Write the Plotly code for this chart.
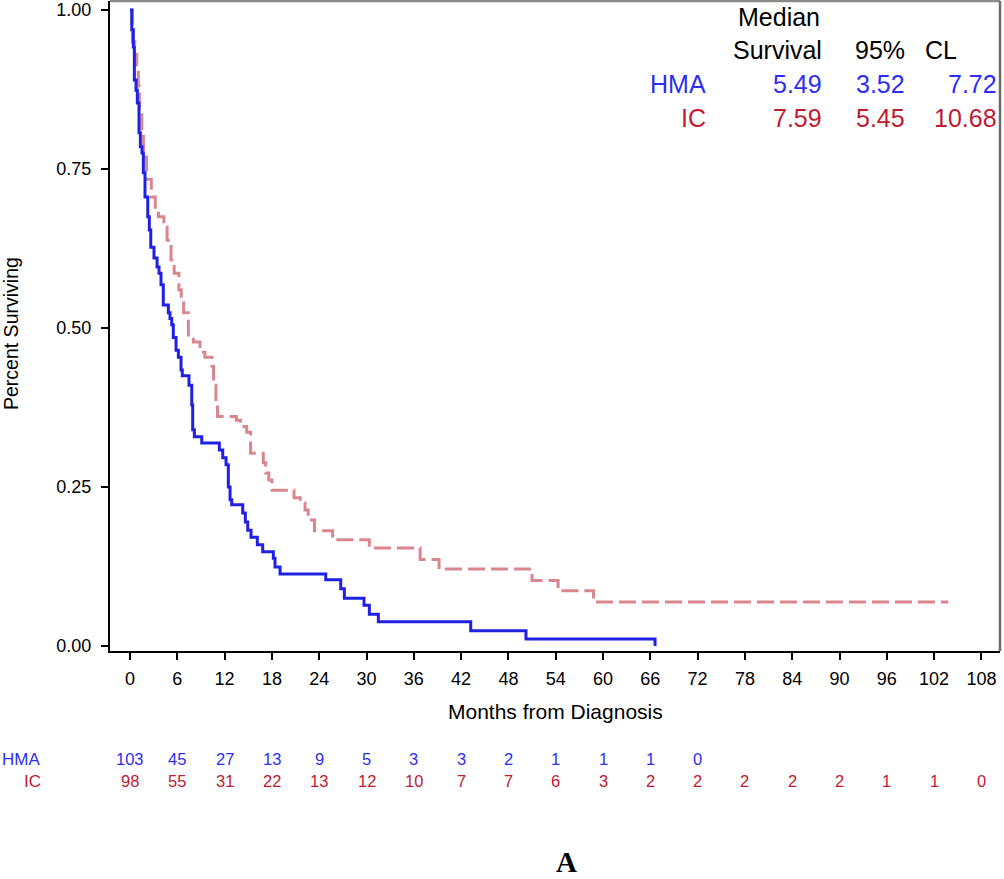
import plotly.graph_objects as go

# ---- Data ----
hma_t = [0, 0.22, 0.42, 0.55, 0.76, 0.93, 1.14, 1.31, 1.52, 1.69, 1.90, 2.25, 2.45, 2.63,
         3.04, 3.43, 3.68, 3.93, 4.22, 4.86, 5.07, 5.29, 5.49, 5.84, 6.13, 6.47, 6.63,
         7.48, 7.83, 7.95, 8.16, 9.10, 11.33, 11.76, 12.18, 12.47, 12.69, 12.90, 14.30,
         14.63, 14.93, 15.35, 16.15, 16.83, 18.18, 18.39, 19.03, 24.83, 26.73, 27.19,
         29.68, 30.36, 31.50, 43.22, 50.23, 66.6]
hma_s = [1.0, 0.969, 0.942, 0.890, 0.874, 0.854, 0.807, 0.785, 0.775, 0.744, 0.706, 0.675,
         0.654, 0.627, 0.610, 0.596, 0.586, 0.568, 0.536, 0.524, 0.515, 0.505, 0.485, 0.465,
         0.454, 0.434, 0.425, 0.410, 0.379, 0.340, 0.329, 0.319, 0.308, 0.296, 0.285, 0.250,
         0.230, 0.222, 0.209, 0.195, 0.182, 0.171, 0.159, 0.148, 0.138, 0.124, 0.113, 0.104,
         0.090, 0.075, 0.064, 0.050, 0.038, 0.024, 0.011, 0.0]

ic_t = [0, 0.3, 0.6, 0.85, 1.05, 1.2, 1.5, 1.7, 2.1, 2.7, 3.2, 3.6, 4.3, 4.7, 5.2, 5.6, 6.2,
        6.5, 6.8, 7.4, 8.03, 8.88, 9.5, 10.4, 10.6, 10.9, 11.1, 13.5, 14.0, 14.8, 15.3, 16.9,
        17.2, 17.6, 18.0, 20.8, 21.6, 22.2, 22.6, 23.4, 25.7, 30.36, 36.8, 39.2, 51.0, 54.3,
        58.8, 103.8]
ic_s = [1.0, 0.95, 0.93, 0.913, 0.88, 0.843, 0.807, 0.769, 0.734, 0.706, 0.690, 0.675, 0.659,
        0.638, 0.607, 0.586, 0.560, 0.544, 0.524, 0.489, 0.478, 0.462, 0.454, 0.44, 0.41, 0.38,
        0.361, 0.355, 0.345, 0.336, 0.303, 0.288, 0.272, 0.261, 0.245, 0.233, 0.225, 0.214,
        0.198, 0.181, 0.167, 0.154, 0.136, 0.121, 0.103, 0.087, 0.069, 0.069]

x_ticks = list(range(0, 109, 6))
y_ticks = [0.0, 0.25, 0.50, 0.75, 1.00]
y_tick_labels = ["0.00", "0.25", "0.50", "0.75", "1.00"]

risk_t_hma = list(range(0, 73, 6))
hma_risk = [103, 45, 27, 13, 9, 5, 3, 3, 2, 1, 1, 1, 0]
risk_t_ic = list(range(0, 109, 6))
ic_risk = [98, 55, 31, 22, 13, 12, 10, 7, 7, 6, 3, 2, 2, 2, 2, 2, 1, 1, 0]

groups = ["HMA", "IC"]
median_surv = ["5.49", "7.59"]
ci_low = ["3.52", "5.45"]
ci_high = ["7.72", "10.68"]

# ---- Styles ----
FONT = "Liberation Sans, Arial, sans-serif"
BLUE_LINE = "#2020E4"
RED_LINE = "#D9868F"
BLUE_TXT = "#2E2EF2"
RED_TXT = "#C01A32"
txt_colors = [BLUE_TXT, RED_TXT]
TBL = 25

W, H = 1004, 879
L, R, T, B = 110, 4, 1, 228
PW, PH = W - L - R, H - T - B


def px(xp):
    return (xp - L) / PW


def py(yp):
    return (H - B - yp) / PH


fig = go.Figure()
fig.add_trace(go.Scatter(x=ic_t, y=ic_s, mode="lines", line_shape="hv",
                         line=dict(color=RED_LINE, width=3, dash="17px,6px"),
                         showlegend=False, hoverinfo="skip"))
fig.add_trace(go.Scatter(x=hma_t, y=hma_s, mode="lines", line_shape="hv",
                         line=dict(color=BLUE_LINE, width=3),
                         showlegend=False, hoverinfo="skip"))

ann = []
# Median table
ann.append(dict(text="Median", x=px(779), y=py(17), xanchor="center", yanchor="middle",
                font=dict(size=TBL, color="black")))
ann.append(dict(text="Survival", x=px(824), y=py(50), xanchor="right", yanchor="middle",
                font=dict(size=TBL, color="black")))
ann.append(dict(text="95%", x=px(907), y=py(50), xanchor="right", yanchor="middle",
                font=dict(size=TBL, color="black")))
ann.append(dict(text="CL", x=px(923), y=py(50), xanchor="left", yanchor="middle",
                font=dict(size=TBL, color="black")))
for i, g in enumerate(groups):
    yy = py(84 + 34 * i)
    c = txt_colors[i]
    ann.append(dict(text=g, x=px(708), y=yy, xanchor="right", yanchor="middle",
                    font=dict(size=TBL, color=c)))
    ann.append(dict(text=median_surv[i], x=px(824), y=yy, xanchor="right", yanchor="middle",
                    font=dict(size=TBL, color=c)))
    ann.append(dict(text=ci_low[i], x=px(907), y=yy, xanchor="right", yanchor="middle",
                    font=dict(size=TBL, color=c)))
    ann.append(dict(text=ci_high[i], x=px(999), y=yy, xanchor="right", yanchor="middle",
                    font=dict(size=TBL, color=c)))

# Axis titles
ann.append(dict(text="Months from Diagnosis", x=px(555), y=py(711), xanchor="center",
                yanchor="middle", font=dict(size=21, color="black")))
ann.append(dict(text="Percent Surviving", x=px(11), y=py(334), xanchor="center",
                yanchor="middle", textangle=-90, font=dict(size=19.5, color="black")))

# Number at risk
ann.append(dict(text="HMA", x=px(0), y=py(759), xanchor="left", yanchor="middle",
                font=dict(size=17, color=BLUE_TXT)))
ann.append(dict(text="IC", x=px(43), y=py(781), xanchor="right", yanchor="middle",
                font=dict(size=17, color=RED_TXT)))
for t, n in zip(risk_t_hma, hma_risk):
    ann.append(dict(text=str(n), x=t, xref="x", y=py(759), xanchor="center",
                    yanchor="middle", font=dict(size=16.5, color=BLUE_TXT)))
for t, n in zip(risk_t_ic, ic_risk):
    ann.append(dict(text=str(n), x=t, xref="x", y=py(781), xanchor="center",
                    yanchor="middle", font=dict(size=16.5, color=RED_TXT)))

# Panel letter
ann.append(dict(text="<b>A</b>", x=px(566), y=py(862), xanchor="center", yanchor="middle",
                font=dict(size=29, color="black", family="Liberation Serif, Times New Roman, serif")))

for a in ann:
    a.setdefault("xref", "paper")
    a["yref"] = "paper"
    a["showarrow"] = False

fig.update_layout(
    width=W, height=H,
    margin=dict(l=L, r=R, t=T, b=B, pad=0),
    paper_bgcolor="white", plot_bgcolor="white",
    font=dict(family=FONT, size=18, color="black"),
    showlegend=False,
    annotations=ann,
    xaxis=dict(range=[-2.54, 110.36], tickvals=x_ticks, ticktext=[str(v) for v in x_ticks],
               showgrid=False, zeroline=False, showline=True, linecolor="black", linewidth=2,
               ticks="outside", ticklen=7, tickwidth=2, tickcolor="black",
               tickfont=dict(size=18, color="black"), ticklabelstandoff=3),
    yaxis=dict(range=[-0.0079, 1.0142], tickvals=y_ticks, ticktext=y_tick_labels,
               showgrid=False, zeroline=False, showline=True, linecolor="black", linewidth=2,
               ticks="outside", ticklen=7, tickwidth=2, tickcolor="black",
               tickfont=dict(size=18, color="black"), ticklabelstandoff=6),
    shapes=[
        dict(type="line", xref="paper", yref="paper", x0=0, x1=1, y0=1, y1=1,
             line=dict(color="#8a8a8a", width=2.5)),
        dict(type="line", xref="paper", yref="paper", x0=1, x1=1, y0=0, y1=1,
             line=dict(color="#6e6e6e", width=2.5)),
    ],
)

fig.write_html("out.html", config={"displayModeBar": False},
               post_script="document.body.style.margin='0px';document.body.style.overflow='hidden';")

──────────

--- TASK BRIEF ---
Write out again, exactly, the lines from the start of the listing up to the line containing "import plotly.graph_objects as go", with both ends and without pictures.

--- THE ANSWER ---
Write the Plotly code for this chart.
import plotly.graph_objects as go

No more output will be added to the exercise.